I just escaped from the hospital! What an amazing feeling to roll out through those doors and into the sunshine after about a week cozied up to an IV pump.
My apologies if I haven’t answered any mail in a while. See above paragraph. Anyway, I’m back to convalescing at home and far from well, but at least I’m making progress. That’s something and I’m very thankful for it.
I’m profoundly grateful for hospitals. Nurses are the most amazing people in the world. Ministering angels, really, swooping about through the night, checking to see if my heart is still beating, keeping the drips going, popping up at all hours with the medicines. Lord love them, they have a difficult job. Mine were always cheerful, patient, and unfailingly kind. My dad brought them flats and flats of organic strawberries from our ranch.
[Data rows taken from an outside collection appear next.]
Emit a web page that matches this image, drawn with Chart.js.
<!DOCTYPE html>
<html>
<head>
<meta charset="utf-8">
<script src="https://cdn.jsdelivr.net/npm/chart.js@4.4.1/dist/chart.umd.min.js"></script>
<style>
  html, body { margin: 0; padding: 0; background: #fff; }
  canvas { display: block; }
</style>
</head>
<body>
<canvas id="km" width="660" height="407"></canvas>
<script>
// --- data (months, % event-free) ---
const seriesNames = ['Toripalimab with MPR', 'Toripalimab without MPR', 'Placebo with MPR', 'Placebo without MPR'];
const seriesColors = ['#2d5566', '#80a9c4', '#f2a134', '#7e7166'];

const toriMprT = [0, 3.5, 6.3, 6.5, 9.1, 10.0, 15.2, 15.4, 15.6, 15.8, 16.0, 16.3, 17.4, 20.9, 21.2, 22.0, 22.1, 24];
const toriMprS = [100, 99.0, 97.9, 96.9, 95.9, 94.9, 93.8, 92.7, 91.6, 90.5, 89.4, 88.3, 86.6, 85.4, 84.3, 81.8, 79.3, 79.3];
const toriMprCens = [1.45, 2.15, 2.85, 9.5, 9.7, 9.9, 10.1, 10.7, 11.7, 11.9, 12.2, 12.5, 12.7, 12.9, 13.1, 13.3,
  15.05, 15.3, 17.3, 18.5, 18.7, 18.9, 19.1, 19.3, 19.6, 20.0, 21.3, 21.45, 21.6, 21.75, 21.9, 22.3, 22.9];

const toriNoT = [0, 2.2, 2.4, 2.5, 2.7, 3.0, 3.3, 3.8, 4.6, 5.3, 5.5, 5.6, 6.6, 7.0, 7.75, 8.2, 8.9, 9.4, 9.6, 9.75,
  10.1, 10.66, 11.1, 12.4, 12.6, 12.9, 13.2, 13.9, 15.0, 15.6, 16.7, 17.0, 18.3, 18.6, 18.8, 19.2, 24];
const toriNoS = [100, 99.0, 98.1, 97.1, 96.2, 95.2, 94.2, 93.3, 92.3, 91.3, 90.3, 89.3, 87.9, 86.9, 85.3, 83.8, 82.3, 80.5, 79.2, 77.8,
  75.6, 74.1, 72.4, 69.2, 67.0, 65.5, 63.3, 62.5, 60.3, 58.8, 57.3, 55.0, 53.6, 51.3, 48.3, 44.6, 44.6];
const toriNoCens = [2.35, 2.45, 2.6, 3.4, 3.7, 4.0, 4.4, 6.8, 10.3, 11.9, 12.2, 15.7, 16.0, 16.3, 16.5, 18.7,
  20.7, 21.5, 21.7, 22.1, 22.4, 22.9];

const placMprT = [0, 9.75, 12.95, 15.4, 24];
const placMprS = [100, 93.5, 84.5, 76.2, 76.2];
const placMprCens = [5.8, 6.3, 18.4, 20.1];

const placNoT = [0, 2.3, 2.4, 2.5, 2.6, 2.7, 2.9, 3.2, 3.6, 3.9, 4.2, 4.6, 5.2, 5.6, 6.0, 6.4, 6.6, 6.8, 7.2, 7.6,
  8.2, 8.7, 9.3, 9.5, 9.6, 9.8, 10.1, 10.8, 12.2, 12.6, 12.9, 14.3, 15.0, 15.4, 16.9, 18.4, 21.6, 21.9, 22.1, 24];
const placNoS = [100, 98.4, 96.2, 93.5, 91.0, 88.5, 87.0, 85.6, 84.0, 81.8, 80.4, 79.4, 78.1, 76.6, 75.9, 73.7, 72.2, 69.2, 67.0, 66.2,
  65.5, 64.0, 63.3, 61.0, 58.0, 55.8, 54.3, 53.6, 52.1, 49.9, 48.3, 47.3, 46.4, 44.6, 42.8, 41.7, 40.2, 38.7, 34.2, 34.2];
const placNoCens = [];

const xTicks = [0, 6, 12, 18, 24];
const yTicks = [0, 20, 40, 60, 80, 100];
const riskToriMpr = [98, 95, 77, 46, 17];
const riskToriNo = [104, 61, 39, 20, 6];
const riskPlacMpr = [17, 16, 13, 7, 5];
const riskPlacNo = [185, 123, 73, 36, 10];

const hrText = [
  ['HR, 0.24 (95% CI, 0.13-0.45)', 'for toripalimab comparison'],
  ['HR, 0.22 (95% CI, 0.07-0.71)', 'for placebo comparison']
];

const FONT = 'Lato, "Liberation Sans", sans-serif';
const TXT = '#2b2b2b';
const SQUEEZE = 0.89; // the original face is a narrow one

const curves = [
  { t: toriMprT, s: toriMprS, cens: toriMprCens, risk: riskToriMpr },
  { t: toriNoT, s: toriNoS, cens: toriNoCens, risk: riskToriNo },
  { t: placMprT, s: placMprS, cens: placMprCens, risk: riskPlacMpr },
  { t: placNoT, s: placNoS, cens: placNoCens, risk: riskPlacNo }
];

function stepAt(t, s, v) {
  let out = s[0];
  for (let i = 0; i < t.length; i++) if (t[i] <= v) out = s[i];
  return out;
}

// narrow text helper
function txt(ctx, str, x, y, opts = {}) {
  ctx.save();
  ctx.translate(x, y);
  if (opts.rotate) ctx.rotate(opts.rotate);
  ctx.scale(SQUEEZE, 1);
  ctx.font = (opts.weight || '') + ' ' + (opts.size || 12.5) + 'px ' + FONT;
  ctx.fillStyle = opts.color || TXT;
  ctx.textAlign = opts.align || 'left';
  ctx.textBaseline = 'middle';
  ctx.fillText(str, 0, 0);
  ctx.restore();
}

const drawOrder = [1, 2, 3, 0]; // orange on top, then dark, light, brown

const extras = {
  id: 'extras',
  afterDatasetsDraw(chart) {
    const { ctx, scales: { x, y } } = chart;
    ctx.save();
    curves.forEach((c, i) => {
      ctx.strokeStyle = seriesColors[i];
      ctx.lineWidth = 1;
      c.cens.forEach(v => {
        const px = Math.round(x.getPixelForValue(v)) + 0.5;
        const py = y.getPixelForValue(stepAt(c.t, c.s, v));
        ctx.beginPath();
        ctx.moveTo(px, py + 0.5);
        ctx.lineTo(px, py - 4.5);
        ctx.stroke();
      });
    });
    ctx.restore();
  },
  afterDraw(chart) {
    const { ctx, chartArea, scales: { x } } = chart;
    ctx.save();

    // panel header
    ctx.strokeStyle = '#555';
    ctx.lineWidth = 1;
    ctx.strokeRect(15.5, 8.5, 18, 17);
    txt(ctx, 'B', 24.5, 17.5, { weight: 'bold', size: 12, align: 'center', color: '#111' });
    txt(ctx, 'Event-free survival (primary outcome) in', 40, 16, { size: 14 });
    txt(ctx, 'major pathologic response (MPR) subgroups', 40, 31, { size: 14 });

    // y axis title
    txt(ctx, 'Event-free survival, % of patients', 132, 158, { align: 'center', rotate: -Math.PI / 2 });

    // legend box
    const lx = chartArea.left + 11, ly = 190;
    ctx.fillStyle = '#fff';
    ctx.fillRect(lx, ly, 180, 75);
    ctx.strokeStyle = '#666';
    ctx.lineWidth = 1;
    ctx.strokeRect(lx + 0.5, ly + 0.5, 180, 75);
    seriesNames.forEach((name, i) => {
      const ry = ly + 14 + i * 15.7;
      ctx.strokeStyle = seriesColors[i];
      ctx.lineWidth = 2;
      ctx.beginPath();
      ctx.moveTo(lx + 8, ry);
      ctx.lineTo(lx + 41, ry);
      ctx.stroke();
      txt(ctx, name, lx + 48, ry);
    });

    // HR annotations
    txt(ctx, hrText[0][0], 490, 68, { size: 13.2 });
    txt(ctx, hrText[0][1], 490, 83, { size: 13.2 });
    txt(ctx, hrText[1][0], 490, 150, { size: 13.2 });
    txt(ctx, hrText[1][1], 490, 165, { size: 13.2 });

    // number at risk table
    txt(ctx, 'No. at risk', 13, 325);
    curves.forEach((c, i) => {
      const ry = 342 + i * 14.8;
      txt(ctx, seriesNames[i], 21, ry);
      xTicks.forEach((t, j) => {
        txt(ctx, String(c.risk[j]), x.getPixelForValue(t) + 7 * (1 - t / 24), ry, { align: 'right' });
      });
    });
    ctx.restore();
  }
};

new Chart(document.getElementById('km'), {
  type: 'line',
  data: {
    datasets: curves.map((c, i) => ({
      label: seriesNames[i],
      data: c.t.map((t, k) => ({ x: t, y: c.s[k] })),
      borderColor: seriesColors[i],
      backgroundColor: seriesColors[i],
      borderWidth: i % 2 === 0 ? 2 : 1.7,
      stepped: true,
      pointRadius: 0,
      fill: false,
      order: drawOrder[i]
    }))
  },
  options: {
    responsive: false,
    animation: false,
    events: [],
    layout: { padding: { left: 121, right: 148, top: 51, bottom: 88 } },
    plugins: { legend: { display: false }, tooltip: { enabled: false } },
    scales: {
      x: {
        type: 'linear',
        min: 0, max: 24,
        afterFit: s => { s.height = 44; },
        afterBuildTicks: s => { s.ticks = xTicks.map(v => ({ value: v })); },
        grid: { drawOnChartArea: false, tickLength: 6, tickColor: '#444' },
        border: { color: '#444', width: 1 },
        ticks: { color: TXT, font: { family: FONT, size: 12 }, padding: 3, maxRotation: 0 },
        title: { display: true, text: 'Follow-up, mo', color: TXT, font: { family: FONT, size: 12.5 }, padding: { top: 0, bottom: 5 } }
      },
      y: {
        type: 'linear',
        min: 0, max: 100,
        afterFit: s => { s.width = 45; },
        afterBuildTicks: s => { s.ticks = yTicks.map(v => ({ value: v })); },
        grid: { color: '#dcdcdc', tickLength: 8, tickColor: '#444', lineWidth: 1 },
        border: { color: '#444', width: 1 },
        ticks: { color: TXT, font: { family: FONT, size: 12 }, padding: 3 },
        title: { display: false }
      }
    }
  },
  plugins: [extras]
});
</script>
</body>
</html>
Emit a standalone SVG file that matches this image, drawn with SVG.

But, if you can, stay out of hospitals.
Rest doesn’t come easy in those places. What does come is the slow, creeping awareness of mortality and what matters and what doesn’t. A lot doesn’t matter. Most doesn’t matter. My books sure don’t matter in the scheme of things (even though I’ll still enjoy writing more stories and tossing them out into the grand abyss). Family matters, God matters, your soul matters, for crying out loud, even if you don’t believe you have one. You do. Believe me.
Listening to the rhythmic pump of the IV drip all night puts me into a reflective state of mind. Drip, drip, drip. The medicines trickle down into my veins. Poison, but healing poison, I guess. Antibiotics, steroids, liters of blood. Liters of some stranger’s blood infiltrating my veins and helping my heart tick over properly. I wish I could thank them. Maybe send them a fresh apple pie from our farm bakery.
Those fluorescent lights in the ER were so hard-edged and humming and inhuman. It was either stare at them or stare at the paint on the wall when I got wheeled in. At least I wasn’t the guy in the next bay. He’d been in a car wreck and one of legs just wasn’t a leg anymore. It was some kind of Cubist deconstruction by Picasso and probably just as expensive.
No nutrition of any kind for 48 hours and then, afterwards, just clear broth, clear broth, clear broth, jello, clear broth, clear broth, clear broth, jello. A simple bowl of carrot and onion and chicken soup now looks like a fantastic display of culinary utopia.
I hate to reduce things to t-shirt slogans, but life is darn short. Double-check your priorities, double-check your assumptions, hug your kids, kiss your wife, check in with God (if you don’t believe in God, at the very least, you should investigate Pascal’s wager). Get a good night’s sleep. Even if the world is going to end the day after tomorrow, you might as well plant an apple tree tomorrow.
Okay, that’s enough from me. I’m having trouble typing. My motor skills are really shaky right now.